Cieszy mnie spot w sprawie in vitro. Nie pozostawia on bowiem żadnych wątpliwości, co do tego, że prezydent Komorowski nie chce być katolikiem. Jego deklaracja, że jest za zapłodnieniem pozaustrojowych jest jawnym i publicznym postawieniem się poza wspólnotą wiary. Kard. Raymond Burke, jeszcze jako prefekt Sygnatury Apostolskiej, jasno wskazywał, że tacy politycy nie powinni być dopuszczani do Komunii Świętej, aż do momentu, gdy dokonają publicznej pokuty.

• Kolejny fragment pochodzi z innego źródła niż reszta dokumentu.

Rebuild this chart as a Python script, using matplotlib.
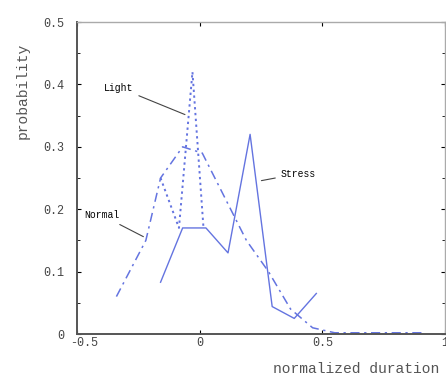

Deklaracja i spot prezydenta pozwalają jednak także stwierdzić, że on sam ma dość swobodne podejście do prawdy. Nie jest bowiem prawdą, że nie podejmuje on decyzji sumienia i nie narzuca światopoglądu obywatelom. To on ratyfikował przecież jednoznacznie lewicową i antychrześcijańską konwencję antyprzemocową, która jest atakiem na rodzinę i małżeństwa, a także na religię. On i jego partia odebrali rodzicom prawo do decyzji o wysyłaniu bądź nie sześciolatków do szkół, on deklarował, że zablokuje ewentualną ustawą, która uniemożliwiłaby zabijanie dzieci chorych. To wszystko są decyzje światopoglądowe i decyzje sumienia. Unikanie jasnego wskazania, co uznaje się za dobre jest zaś również decyzją sumienia. Decyzją o tym, że będzie się miało sumienie czyste, bo nieużywane.

Warto też sobie uświadomić, że zamiast sumienia, którego prezydent rzekomo nie narzuca, narzucany nam jest przez niego i jego doradców lewicowo-liberalny światopogląd „Gazety Wyborczej”. To ona i doradcy prezydenta wskazują kierunek, w jakim mamy kroczyć. A że nie zgadza się z nim spora część Polaków czy Kościół? To już Bronisława Komorowskiego nie obchodzi, a nawet gdyby obchodziło, to jako prezydent bez sumienia, nie ma on władzy, którą mógłby się kierować w życiu. A swoją drogą ciekawe, że można reklamować kandydata jako kogoś bez sumienia (sumienie jest żywe, gdy jest używane, a nie gdy jest schowane w prywatności). Takie rzeczy tylko w PO.